Nanda’s photos of Kashmir’s Gurez Valley in the winter, when summer’s clamoring tourists are at a blessed distance, are not about specifics. They’re there as impressions, a feeling, a memory. They are there to be interpreted — for you and me to imbue with our own thoughts. It is helpful to know what was going through Nanda’s mind, too. And his words can serve as a guide for us as we take them in:

“When I was in class 3, our Urdu book began with a chapter titled ‘Baraf Bari,’ meaning snowfall. The only supporting visual accompanying the text was a hastily made sketch depicting a landscape, and a long line of wooden houses with a thin layer of snow on the roofs. Back then, winters were dark and cold, both literally and figuratively.

“Blazing guns, and an armed rebellion against Indian rule, had reached its peak.

“This February, I traveled for an assignment to Gurez, a remote, snowbound valley untouched by the onslaught of modernization. The region was sliced ​​from the Dard Shin homeland by a hostile Line of Control, the de facto border between India and Pakistan. Gurez falls on the Indian side. Even Franklin D. Roosevelt was fond of this place and trekked through its mountains and valleys before becoming president of the United States. The valley remains cut off from the rest of the world in winters for six months; the only pass connecting it with Kashmir receives 15 to 20 feet of snow and sends the region into an emotive isolation.

“On the sides of the assignment as I navigated through the valley, I photographed these landscapes and isolated hamlets that stand like reminders of another space and time. They appear like a 100-year-old Kashmir, quietly hanging between dream and reality. The falling snow and the haze lends the landscape a peaceful quietness.

“The images hit me on a personal level. At first glance, these images look like pencil sketches, astonishingly resembling the sketch in my Urdu book. After more than a decade of documenting pain and suffering, these ‘dreamlike’ images give a stark visual form to the memories that I have been carrying since my childhood. They transport me to the past and help me escape from the present.

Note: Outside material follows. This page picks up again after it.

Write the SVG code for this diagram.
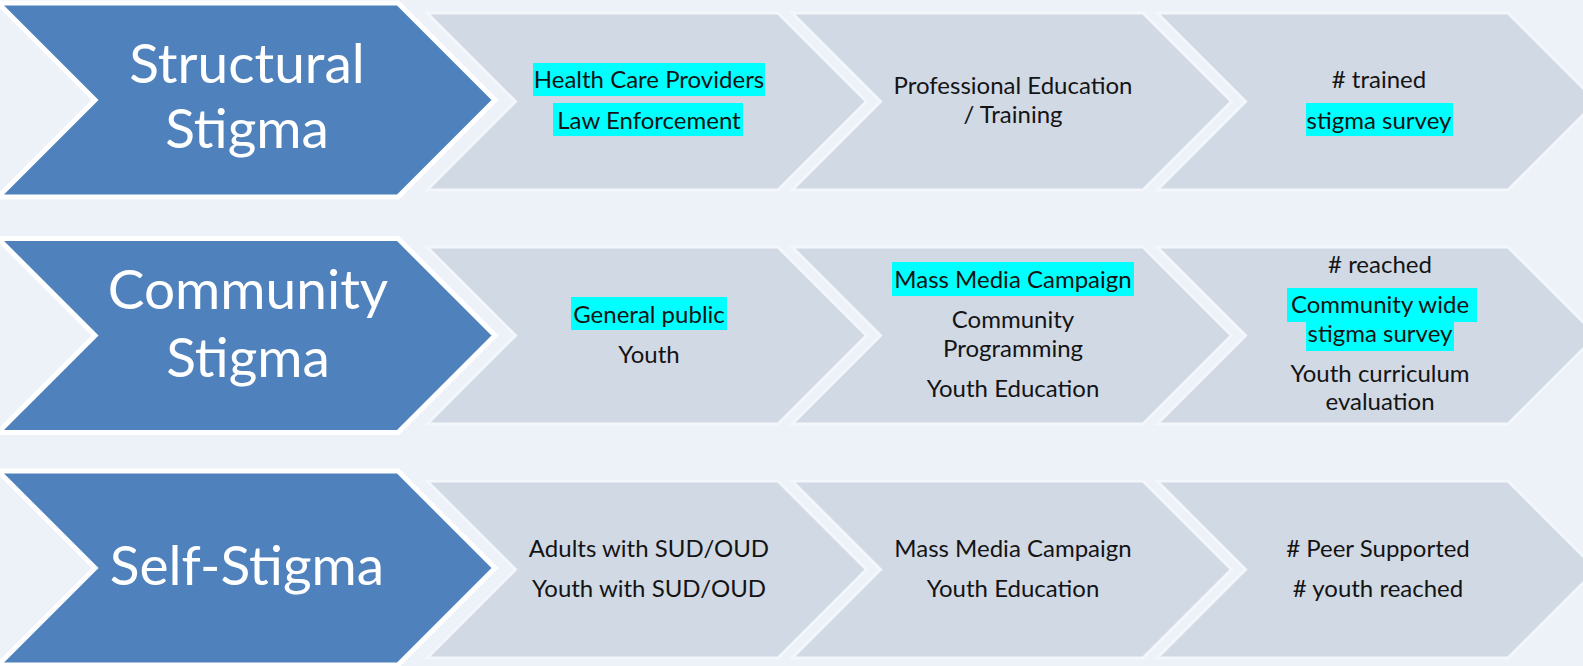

“For people in the region, this haunting isolation pumps life into their souls. The metaphoric silence and absence of people in these photographs is an honest depiction of how winters look like here. I also find in these images a strange grace of the landscape that is at the verge of extinction. It is also a different way of looking at a place which otherwise is a ‘tourist’s heaven’ in summers but becomes so unforgiving in winters that no outsiders usually visit it.”

Nanda is a Kashmiri documentary photographer and educator. He graduated with a master’s in photojournalism from the University of Missouri School of Journalism. Before that, he graduated with a master’s in mass communication and journalism from the University of Kashmir.

Nanda’s work has been awarded multiple times, including by the National Geographic Society and the Magnum Foundation. His work mostly focuses on the social and cultural ramifications of the conflict in Kashmir.